強制わいせつに問われた男性無罪 地裁川崎支部判決 「客観的証拠なし」

 川崎市高津区の路上で女性の胸などを触る行為をしたとして、強制わいせつ罪に問われた同市の40代男性会社員の判決公判が29日、横浜地裁川崎支部であり、大野崇裁判長は「客観的な証拠がなく、証言にも信用性があるとは言い切れない」などとして、無罪(求刑懲役1年6月)を言い渡した。

 男性は2016年9月24日午前1時半ごろ、同区の路上で、区内に住む女性会社員=当時(26)=の胸を触るなどのわいせつな行為をしたとして、起訴されていた。
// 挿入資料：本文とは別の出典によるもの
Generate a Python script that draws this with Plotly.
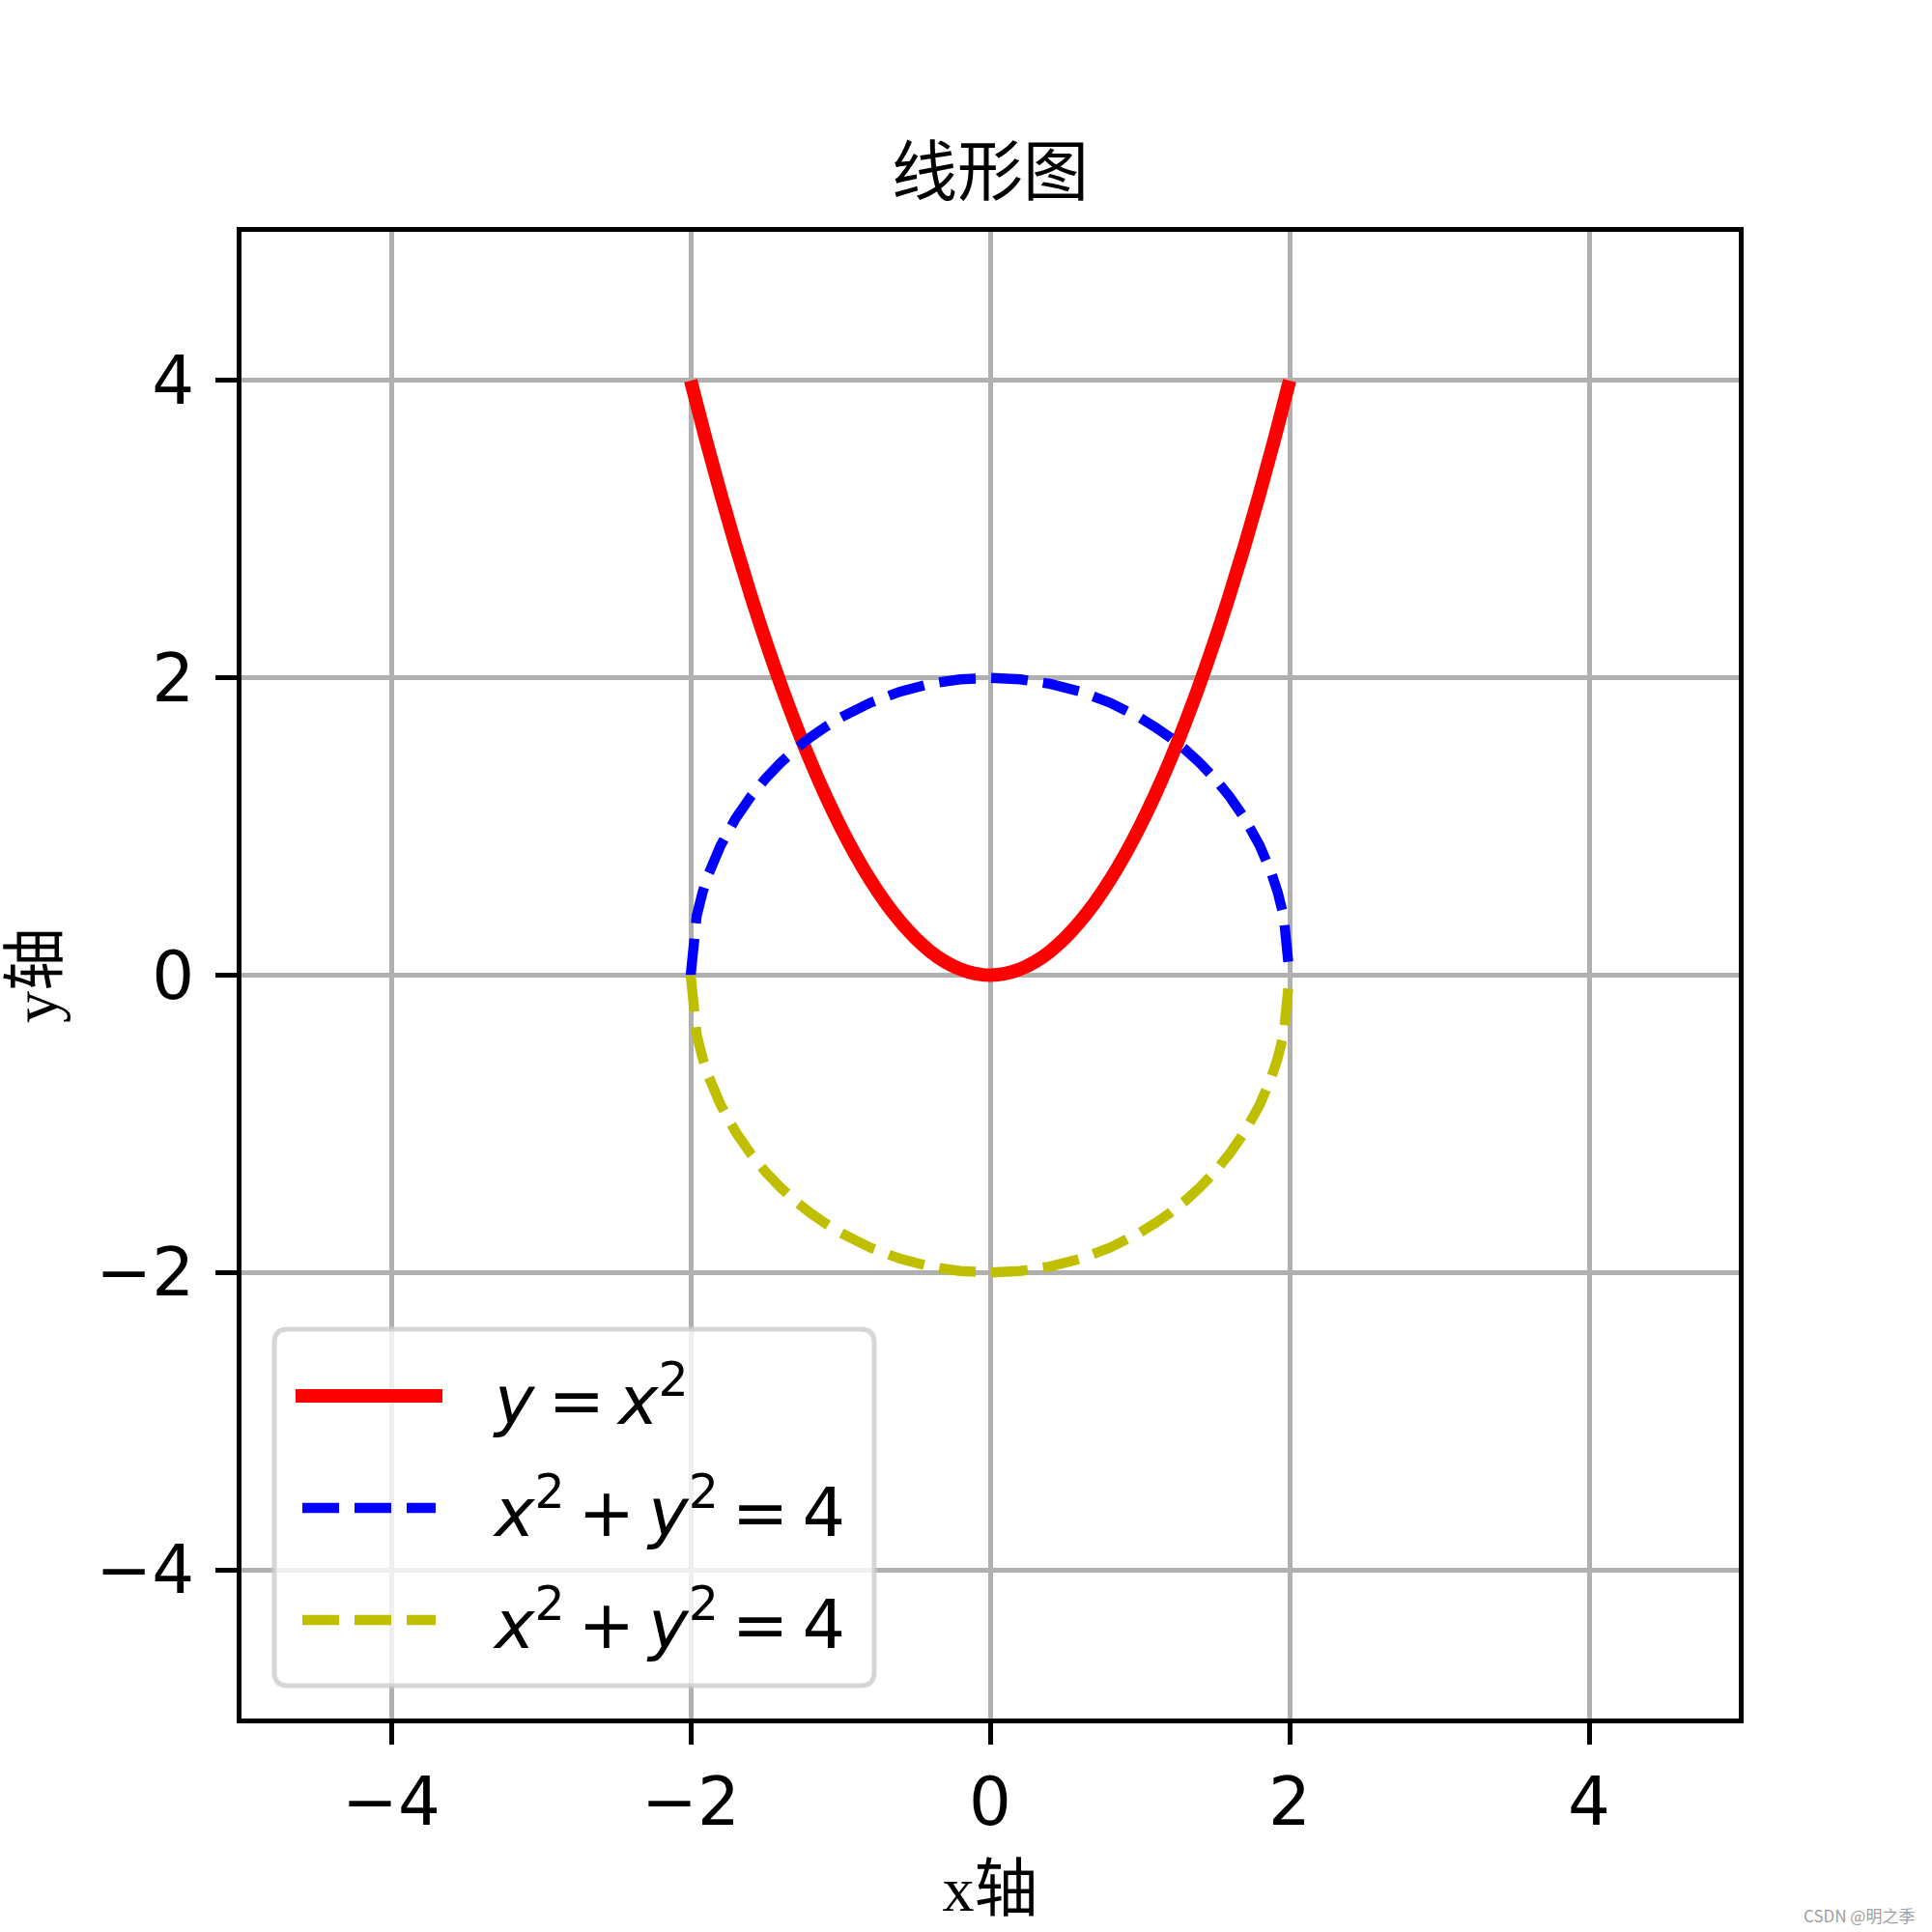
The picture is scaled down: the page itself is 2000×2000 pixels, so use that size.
import plotly.graph_objects as go

# ---------------- data ----------------
PARAB_X = [-2.0, -1.9, -1.8, -1.7, -1.6, -1.5, -1.4, -1.3, -1.2, -1.1, -1.0,
           -0.9, -0.8, -0.7, -0.6, -0.5, -0.4, -0.3, -0.2, -0.1, 0.0,
           0.1, 0.2, 0.3, 0.4, 0.5, 0.6, 0.7, 0.8, 0.9, 1.0,
           1.1, 1.2, 1.3, 1.4, 1.5, 1.6, 1.7, 1.8, 1.9, 2.0]
PARAB_Y = [4.00, 3.61, 3.24, 2.89, 2.56, 2.25, 1.96, 1.69, 1.44, 1.21, 1.00,
           0.81, 0.64, 0.49, 0.36, 0.25, 0.16, 0.09, 0.04, 0.01, 0.00,
           0.01, 0.04, 0.09, 0.16, 0.25, 0.36, 0.49, 0.64, 0.81, 1.00,
           1.21, 1.44, 1.69, 1.96, 2.25, 2.56, 2.89, 3.24, 3.61, 4.00]

CIRCLE_X = [-2.00, -1.96, -1.92, -1.88, -1.80, -1.70, -1.60, -1.50, -1.40, -1.30,
            -1.20, -1.10, -1.00, -0.80, -0.60, -0.40, -0.20, 0.00, 0.20, 0.40,
            0.60, 0.80, 1.00, 1.10, 1.20, 1.30, 1.40, 1.50, 1.60, 1.70,
            1.80, 1.88, 1.92, 1.96, 2.00]
UPPER_Y = [0.000, 0.398, 0.560, 0.682, 0.872, 1.054, 1.200, 1.323, 1.428, 1.520,
           1.600, 1.670, 1.732, 1.833, 1.908, 1.960, 1.990, 2.000, 1.990, 1.960,
           1.908, 1.833, 1.732, 1.670, 1.600, 1.520, 1.428, 1.323, 1.200, 1.054,
           0.872, 0.682, 0.560, 0.398, 0.000]
LOWER_Y = [-0.000, -0.398, -0.560, -0.682, -0.872, -1.054, -1.200, -1.323, -1.428, -1.520,
           -1.600, -1.670, -1.732, -1.833, -1.908, -1.960, -1.990, -2.000, -1.990, -1.960,
           -1.908, -1.833, -1.732, -1.670, -1.600, -1.520, -1.428, -1.323, -1.200, -1.054,
           -0.872, -0.682, -0.560, -0.398, -0.000]

TICK_VALS = [-4, -2, 0, 2, 4]
TICK_TEXT = ["\u22124", "\u22122", "0", "2", "4"]

SERIES_NAMES = ["<i>y</i>\u2009=\u2009<i>x</i><sup>2</sup>",
                "<i>x</i><sup>2</sup>\u2009+\u2009<i>y</i><sup>2</sup>\u2009=\u20094",
                "<i>x</i><sup>2</sup>\u2009+\u2009<i>y</i><sup>2</sup>\u2009=\u20094"]
SERIES_COLORS = ["#ff0000", "#0000ff", "#bfbf00"]

TITLE = "线形图"
X_LABEL = "x轴"
Y_LABEL = "y轴"
WATERMARK = "CSDN @明之季"

# ---------------- layout constants ----------------
W, H = 2000, 2000
L, R, T, B = 250, 200, 240, 221
PW, PH = W - L - R, H - T - B

def px2x(px):
    return (px - L) / PW

def py2y(py):
    return (H - B - py) / PH

SERIF_CJK = "Liberation Serif, Noto Sans CJK SC, serif"
SANS = "DejaVu Sans"
DASH = "38px,16px"

fig = go.Figure()
fig.add_trace(go.Scatter(x=PARAB_X, y=PARAB_Y, mode="lines", name=SERIES_NAMES[0],
                         line=dict(color=SERIES_COLORS[0], width=14, shape="spline",
                                   simplify=False)))
fig.add_trace(go.Scatter(x=CIRCLE_X, y=UPPER_Y, mode="lines", name=SERIES_NAMES[1],
                         line=dict(color=SERIES_COLORS[1], width=10.4, dash=DASH,
                                   simplify=False)))
fig.add_trace(go.Scatter(x=CIRCLE_X, y=LOWER_Y, mode="lines", name=SERIES_NAMES[2],
                         line=dict(color=SERIES_COLORS[2], width=10.4, dash=DASH,
                                   simplify=False)))

axis_common = dict(
    tickmode="array", tickvals=TICK_VALS, ticktext=TICK_TEXT,
    showgrid=True, gridcolor="#b0b0b0", gridwidth=5,
    zeroline=False,
    showline=True, linecolor="black", linewidth=5, mirror=True,
    ticks="outside", ticklen=22, tickwidth=5, tickcolor="black",
    tickfont=dict(family=SANS, size=69, color="black"),
)

fig.update_xaxes(range=[-5, 5], **axis_common,
                 title=dict(text=X_LABEL, font=dict(family=SERIF_CJK, size=66, color="black"),
                            standoff=30))
fig.update_yaxes(range=[-5, 5], **axis_common, ticklabelstandoff=8,
                 title=dict(text=Y_LABEL, font=dict(family=SERIF_CJK, size=66, color="black"),
                            standoff=24))

# ---- manual legend (rounded box like matplotlib) ----
x0, x1 = px2x(284), px2x(905)
y0, y1 = py2y(1745), py2y(1376)
rx, ry = 14 / PW, 14 / PH
path = (f"M {x0+rx},{y1} L {x1-rx},{y1} Q {x1},{y1} {x1},{y1-ry} "
        f"L {x1},{y0+ry} Q {x1},{y0} {x1-rx},{y0} L {x0+rx},{y0} "
        f"Q {x0},{y0} {x0},{y0+ry} L {x0},{y1-ry} Q {x0},{y1} {x0+rx},{y1} Z")
shapes = [dict(type="path", xref="paper", yref="paper", path=path,
               fillcolor="rgba(255,255,255,0.8)",
               line=dict(color="rgba(204,204,204,0.8)", width=5), layer="above")]

rows_y = [1445, 1561, 1677]
sample_x = [(306, 458), (313, 451), (313, 451)]
widths = [14, 10.4, 10.4]
dashes = ["solid", DASH, DASH]
annotations = []
for i in range(3):
    sx0, sx1 = sample_x[i]
    shapes.append(dict(type="line", xref="paper", yref="paper",
                       x0=px2x(sx0), x1=px2x(sx1), y0=py2y(rows_y[i]), y1=py2y(rows_y[i]),
                       line=dict(color=SERIES_COLORS[i], width=widths[i], dash=dashes[i]),
                       layer="above"))
    annotations.append(dict(xref="paper", yref="paper", x=px2x(508), y=py2y(rows_y[i]),
                            xanchor="left", yanchor="middle", text=SERIES_NAMES[i],
                            showarrow=False, font=dict(family=SANS, size=70, color="black")))

annotations.append(dict(xref="paper", yref="paper", x=px2x(1984), y=py2y(1982),
                        xanchor="right", yanchor="middle", text=WATERMARK, showarrow=False,
                        font=dict(family="Noto Sans CJK SC", size=17, color="#a0a0a0")))

fig.update_layout(
    width=W, height=H,
    margin=dict(l=L, r=R, t=T, b=B, autoexpand=False),
    paper_bgcolor="white", plot_bgcolor="white",
    showlegend=False,
    title=dict(text=TITLE, x=0.5, xref="paper", xanchor="center",
               y=1 - 178 / H, yref="container", yanchor="middle",
               font=dict(family=SERIF_CJK, size=68, color="black")),
    shapes=shapes,
    annotations=annotations,
)

fig.write_html("out.html", config={"displayModeBar": False},
               post_script="document.body.style.margin='0';")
 大野裁判長は判決理由で、胸を触られたり、キスをされたりしたなどとする女性の証言に曖昧な点があったと指摘。「供述に変遷があり、認定することはできない」などと判断した。

 閉廷後、男性の弁護士は「証拠や証言の内容をよく見てもらった。適正に、勇気をもって判断してもらった」と話した。

 横浜地検の山口英幸次席検事は、神奈川新聞社の取材に対し、「判決文を精査し、上級庁とも協議の上、適切に対応したい」とのコメントを出した。